Is it a set? It’s hard to say. The whole thing feels like being slowly dunked into molten lava. There are driving rhythms, huge, cavernous bass sounds, rushing backwards tape loops, screaming, tortured guitar feedback, and vocals that veer between a malevolent Donald Duck one minute and ED-209 from Robocop the next; “You have twenty seconds to comply”. Helios Creed’s wah-wah pedal is rocked all the way back, then all the way forward, violating our ears with alternate walls of treble and sheets of low end. The string scrape intro to “TV As Eyes” yields to that riff, and the sweat runs down my back. Wow, this is FIERCE. Clive announces that “when it’s this good [I] wants to feel as bad as possible” and so moves forward to burrow his way into the heart of the thrashing, perspiring, pogoing crowd like a faithful Chrome mole.

Creed announces that “This is a new one” and there are no issues around inferior later material here. Whatever it is (and unfortunately the PA doesn’t exactly lend itself to clarity for Creed’s between-song explanations), it’s a massive sonic cudgel with which Chrome proceed to smack us repeatedly round the head. It feels like having your brain bashed out with the sleeve of “3rd From the Sun” wrapped round a house brick. Clive returns, battered and elated, and I lean over and bellow into his ear: “I could listen to this for another four hours.”

Sadly that won’t be possible. Though at 61* Creed manages a Hell of a shift under the scorching lights in this sauna of an enclosure, eventually the band finish and remove themselves from the stage. The rapturous applause that drags them back out for an encore speaks volumes for how this evening has felt. More than one person comments on the disjuncture between how malevolent the music is, yet how friendly the mood seems, how tonight feels like a massive party of old school London weirdos, drawn together in celebration of a band that always felt like the ultimate expression of outsider weirdohood. And the faithful are rewarded as Creed strikes up the chords to “Chromosome Damage.” Christ on a bike, this is awesome.
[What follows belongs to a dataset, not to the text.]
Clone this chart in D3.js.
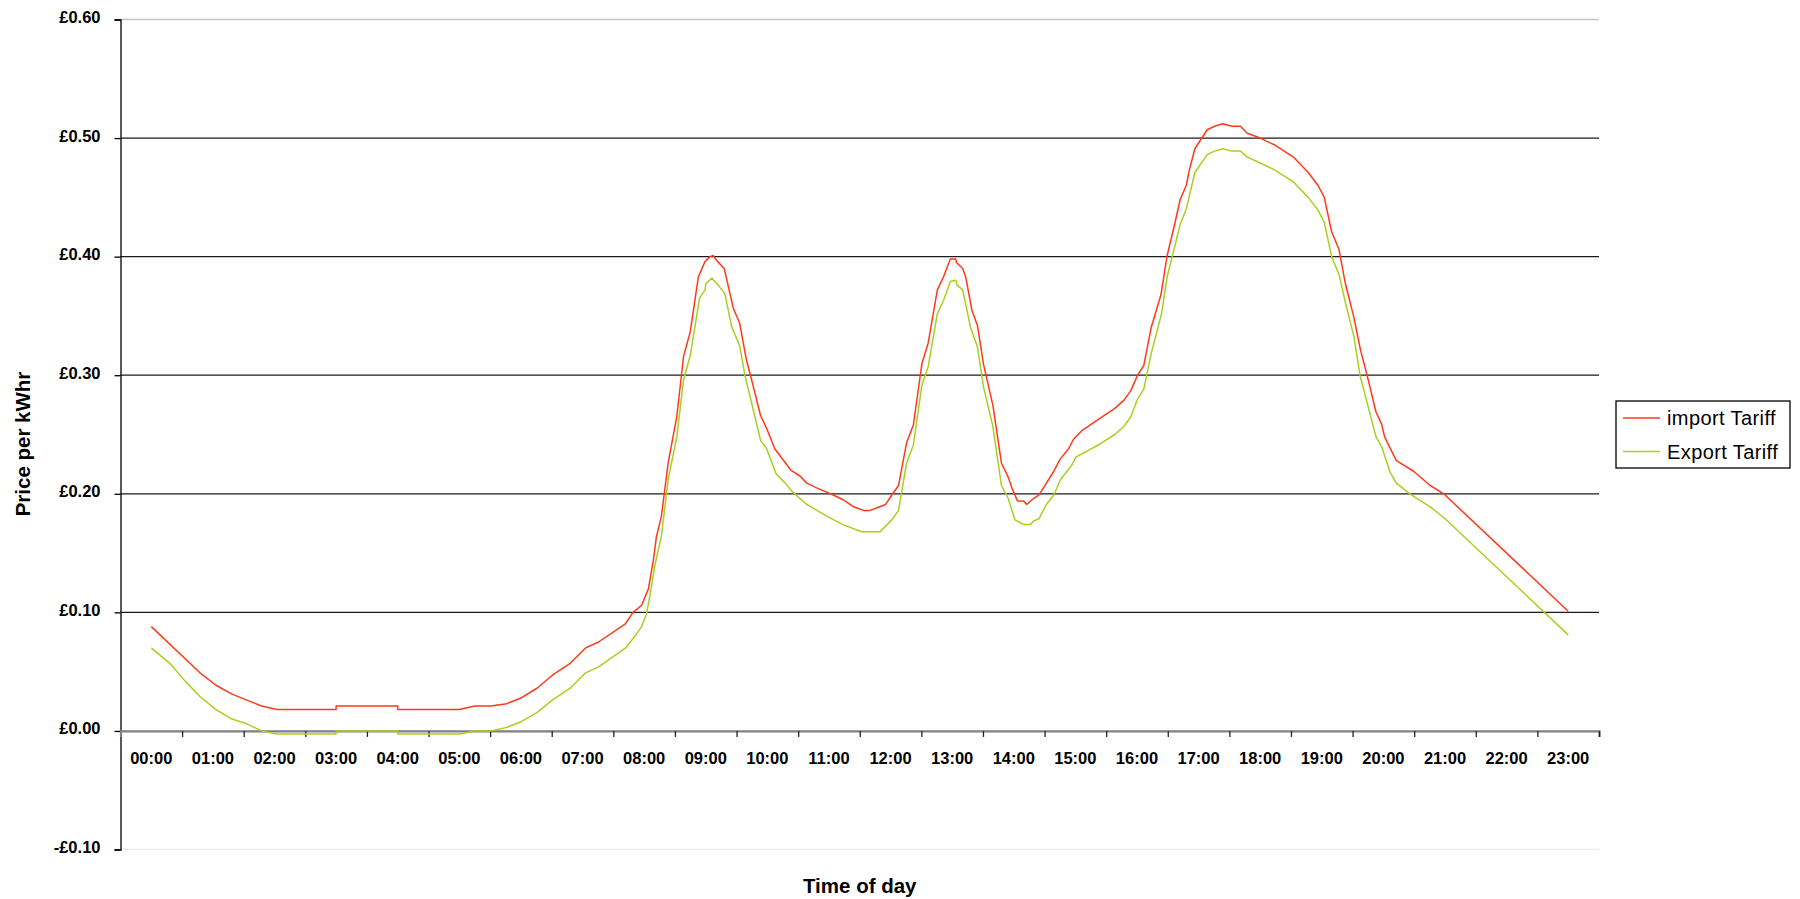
<!DOCTYPE html>
<html>
<head>
<meta charset="utf-8">
<script src="https://cdn.jsdelivr.net/npm/d3@7"></script>
<style>
  body { margin: 0; background: #fff; }
  svg { display: block; font-family: "Liberation Sans", Arial, sans-serif; }
</style>
</head>
<body>
<svg id="chart" width="1800" height="899"></svg>
<script>
// Hour labels on the category axis
const hourLabels = ['00:00', '01:00', '02:00', '03:00', '04:00', '05:00', '06:00', '07:00',
  '08:00', '09:00', '10:00', '11:00', '12:00', '13:00', '14:00', '15:00', '16:00', '17:00',
  '18:00', '19:00', '20:00', '21:00', '22:00', '23:00'];

const priceTicks = [-0.1, 0, 0.1, 0.2, 0.3, 0.4, 0.5, 0.6];

// [hour of day, £ per kWhr]
const importTariff = [
  [0.00, 0.088], [0.79, 0.049], [1.05, 0.0385], [1.31, 0.031], [1.79, 0.021], [2.04, 0.018],
  [3.00, 0.018], [3.00, 0.021], [4.00, 0.021], [4.00, 0.018], [5.00, 0.018], [5.25, 0.021],
  [5.51, 0.021], [5.77, 0.023], [6.01, 0.028], [6.26, 0.036], [6.51, 0.047], [6.80, 0.057],
  [7.05, 0.070], [7.26, 0.075], [7.69, 0.090], [7.82, 0.100], [7.96, 0.106], [8.07, 0.120],
  [8.15, 0.144], [8.20, 0.164], [8.28, 0.181], [8.39, 0.226], [8.53, 0.265], [8.64, 0.316],
  [8.75, 0.337], [8.88, 0.383], [8.99, 0.396], [9.07, 0.400], [9.12, 0.401], [9.19, 0.396],
  [9.30, 0.390], [9.45, 0.356], [9.55, 0.344], [9.66, 0.313], [9.78, 0.289], [9.89, 0.266],
  [9.99, 0.255], [10.12, 0.238], [10.38, 0.220], [10.53, 0.215], [10.64, 0.209], [10.80, 0.205],
  [11.07, 0.199], [11.23, 0.195], [11.40, 0.189], [11.56, 0.186], [11.67, 0.186], [11.77, 0.188],
  [11.92, 0.191], [12.02, 0.199], [12.13, 0.207], [12.26, 0.243], [12.37, 0.258], [12.51, 0.310],
  [12.61, 0.327], [12.76, 0.372], [12.86, 0.383], [12.97, 0.398], [13.06, 0.398], [13.07, 0.395],
  [13.17, 0.390], [13.22, 0.383], [13.32, 0.355], [13.41, 0.342], [13.51, 0.309], [13.66, 0.275],
  [13.80, 0.226], [13.91, 0.214], [13.97, 0.205], [14.06, 0.194], [14.16, 0.194], [14.21, 0.191],
  [14.32, 0.196], [14.41, 0.199], [14.53, 0.209], [14.65, 0.219], [14.75, 0.229], [14.89, 0.238],
  [14.97, 0.246], [15.10, 0.253], [15.35, 0.262], [15.64, 0.272], [15.79, 0.279], [15.90, 0.287],
  [16.01, 0.300], [16.11, 0.308], [16.23, 0.340], [16.39, 0.368], [16.49, 0.401], [16.62, 0.429],
  [16.70, 0.448], [16.80, 0.460], [16.85, 0.473], [16.94, 0.491], [17.14, 0.507], [17.26, 0.510],
  [17.39, 0.512], [17.54, 0.510], [17.68, 0.510], [17.79, 0.504], [18.00, 0.500], [18.24, 0.494],
  [18.54, 0.484], [18.78, 0.471], [18.94, 0.460], [19.04, 0.450], [19.16, 0.421], [19.28, 0.406],
  [19.38, 0.378], [19.52, 0.349], [19.63, 0.321], [19.74, 0.299], [19.88, 0.269], [19.97, 0.259],
  [20.02, 0.248], [20.21, 0.228], [20.49, 0.219], [20.76, 0.207], [20.98, 0.200], [23.00, 0.101]
];

const exportTariff = [
  [0.00, 0.070], [0.30, 0.057], [0.55, 0.042], [0.79, 0.029], [1.05, 0.018], [1.31, 0.010],
  [1.55, 0.006], [1.79, 0.000], [2.04, -0.0025], [3.00, -0.0025], [3.00, 0.000], [4.00, 0.000],
  [4.00, -0.0025], [5.00, -0.0025], [5.25, 0.000], [5.51, 0.000], [5.77, 0.003], [6.01, 0.008],
  [6.26, 0.0155], [6.51, 0.026], [6.80, 0.036], [7.05, 0.049], [7.26, 0.054], [7.70, 0.070],
  [7.85, 0.080], [7.96, 0.088], [8.04, 0.099], [8.12, 0.122], [8.18, 0.141], [8.28, 0.164],
  [8.39, 0.212], [8.53, 0.248], [8.64, 0.296], [8.75, 0.317], [8.90, 0.365], [8.99, 0.372],
  [9.00, 0.377], [9.10, 0.382], [9.20, 0.376], [9.31, 0.369], [9.42, 0.341], [9.55, 0.325],
  [9.64, 0.299], [9.78, 0.269], [9.89, 0.245], [9.99, 0.238], [10.14, 0.217], [10.29, 0.209],
  [10.40, 0.202], [10.64, 0.191], [10.97, 0.181], [11.23, 0.174], [11.53, 0.168], [11.83, 0.168],
  [12.02, 0.178], [12.13, 0.186], [12.26, 0.226], [12.37, 0.241], [12.51, 0.292], [12.61, 0.307],
  [12.76, 0.352], [12.86, 0.363], [12.97, 0.379], [13.06, 0.380], [13.08, 0.376], [13.17, 0.372],
  [13.30, 0.340], [13.41, 0.324], [13.51, 0.290], [13.66, 0.257], [13.80, 0.207], [13.91, 0.196],
  [14.02, 0.178], [14.16, 0.174], [14.27, 0.174], [14.32, 0.177], [14.41, 0.179], [14.53, 0.191],
  [14.65, 0.199], [14.76, 0.212], [14.94, 0.224], [15.01, 0.231], [15.19, 0.236], [15.40, 0.242],
  [15.64, 0.250], [15.79, 0.257], [15.90, 0.265], [16.01, 0.280], [16.11, 0.288], [16.23, 0.318],
  [16.40, 0.352], [16.49, 0.383], [16.62, 0.410], [16.70, 0.427], [16.80, 0.440], [16.85, 0.451],
  [16.94, 0.471], [17.14, 0.486], [17.26, 0.489], [17.39, 0.491], [17.54, 0.489], [17.68, 0.489],
  [17.79, 0.484], [18.00, 0.479], [18.24, 0.473], [18.54, 0.463], [18.78, 0.450], [18.94, 0.439],
  [19.04, 0.429], [19.16, 0.400], [19.28, 0.385], [19.38, 0.362], [19.52, 0.333], [19.62, 0.300],
  [19.74, 0.276], [19.88, 0.248], [19.97, 0.240], [20.11, 0.218], [20.21, 0.209], [20.43, 0.200],
  [20.76, 0.189], [20.98, 0.180], [23.00, 0.081]
];

const series = [
  { name: 'import Tariff', data: importTariff, color: '#ff3a1a' },
  { name: 'Export Tariff', data: exportTariff, color: '#a8d01e' }
];

const svg = d3.select('#chart');
const plot = { left: 120.5, right: 1599, top: 19.5, bottom: 849.5 };

// each hour is one category band, points sit at the band centre
const x = d3.scaleLinear().domain([-0.5, 23.5]).range([plot.left, plot.right]);
const y = d3.scaleLinear().domain([-0.1, 0.6]).range([plot.bottom, plot.top]);

// plot area edges and gridlines
svg.append('line')
  .attr('x1', plot.left).attr('x2', plot.right)
  .attr('y1', y(0.6)).attr('y2', y(0.6))
  .attr('stroke', '#c4c4c4').attr('stroke-width', 1.4);

svg.append('line')
  .attr('x1', plot.left).attr('x2', plot.right)
  .attr('y1', y(-0.1)).attr('y2', y(-0.1))
  .attr('stroke', '#ececec').attr('stroke-width', 1.4);

svg.append('g')
  .selectAll('line')
  .data(priceTicks.filter(d => d > 0.05 && d < 0.55))
  .join('line')
  .attr('x1', plot.left).attr('x2', plot.right)
  .attr('y1', d => y(d)).attr('y2', d => y(d))
  .attr('stroke', '#1a1a1a').attr('stroke-width', 1.3);

// y axis
const yAxis = svg.append('g')
  .attr('transform', `translate(${plot.left},0)`)
  .call(d3.axisLeft(y)
    .tickValues(priceTicks)
    .tickSize(6)
    .tickPadding(14)
    .tickFormat(d => (d < 0 ? '-£' : '£') + Math.abs(d).toFixed(2)));

yAxis.select('.domain').attr('stroke', '#000').attr('stroke-width', 1.3);
yAxis.selectAll('.tick line').attr('stroke', '#000').attr('stroke-width', 1.3);
yAxis.selectAll('.tick text')
  .attr('fill', '#000')
  .attr('dy', '0.18em')
  .style('font-size', '16.5px')
  .style('font-weight', 'bold');

// x axis: tick marks on band edges, labels on band centres
const xTicks = svg.append('g')
  .attr('transform', `translate(0,${y(0)})`)
  .call(d3.axisBottom(x)
    .tickValues(d3.range(0, 24).map(i => i + 0.5))
    .tickSize(6)
    .tickFormat(''));

xTicks.select('.domain').attr('stroke', '#808080').attr('stroke-width', 2.2);
xTicks.selectAll('.tick line').attr('stroke', '#222').attr('stroke-width', 1.3);

svg.append('g')
  .selectAll('text')
  .data(hourLabels)
  .join('text')
  .attr('x', (d, i) => x(i))
  .attr('y', y(0) + 33)
  .attr('text-anchor', 'middle')
  .style('font-size', '16.5px')
  .style('font-weight', 'bold')
  .text(d => d);

// tariff lines
const line = d3.line()
  .x(d => x(d[0]))
  .y(d => y(d[1]));

svg.append('g')
  .selectAll('path')
  .data(series)
  .join('path')
  .attr('fill', 'none')
  .attr('stroke', d => d.color)
  .attr('stroke-width', 1.5)
  .attr('stroke-linejoin', 'round')
  .attr('d', d => line(d.data));

// axis titles
svg.append('text')
  .attr('x', (plot.left + plot.right) / 2)
  .attr('y', 893)
  .attr('text-anchor', 'middle')
  .style('font-size', '20.5px')
  .style('font-weight', 'bold')
  .text('Time of day');

svg.append('text')
  .attr('transform', 'translate(30,444) rotate(-90)')
  .attr('text-anchor', 'middle')
  .style('font-size', '20.5px')
  .style('font-weight', 'bold')
  .text('Price per kWhr');

// legend
const legend = svg.append('g').attr('transform', 'translate(1616,401)');

legend.append('rect')
  .attr('width', 174).attr('height', 67)
  .attr('fill', '#fff')
  .attr('stroke', '#000').attr('stroke-width', 1.3);

const item = legend.selectAll('.item')
  .data(series)
  .join('g')
  .attr('class', 'item')
  .attr('transform', (d, i) => `translate(0,${17 + i * 33.5})`);

item.append('line')
  .attr('x1', 7).attr('x2', 44)
  .attr('stroke', d => d.color)
  .attr('stroke-width', 1.5);

item.append('text')
  .attr('x', 51)
  .attr('y', 7)
  .style('font-size', '20px')
  .style('letter-spacing', '0.4px')
  .text(d => d.name);
</script>
</body>
</html>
Afterwards everyone spills out into the warm London night, shirts soaked through, gasping for oxygen. Its feels like a party on the street, everyone uplifted by the show, talking, drinking, exchanging opinions. We are asked for a light by a woman who then hugs us she is so happy at what she’s heard – “My husband is a massive fan of Chrome, and so am I.” The atmosphere is really something special, something to be cherished.

You’ve been duplicated. Not this band. Not ever.

-David Solomons-

* Earlier on, during an intro, Creed announces: “We thought this was too commercial at the time, so we never released it. But I’m 61 now, so fuck it.”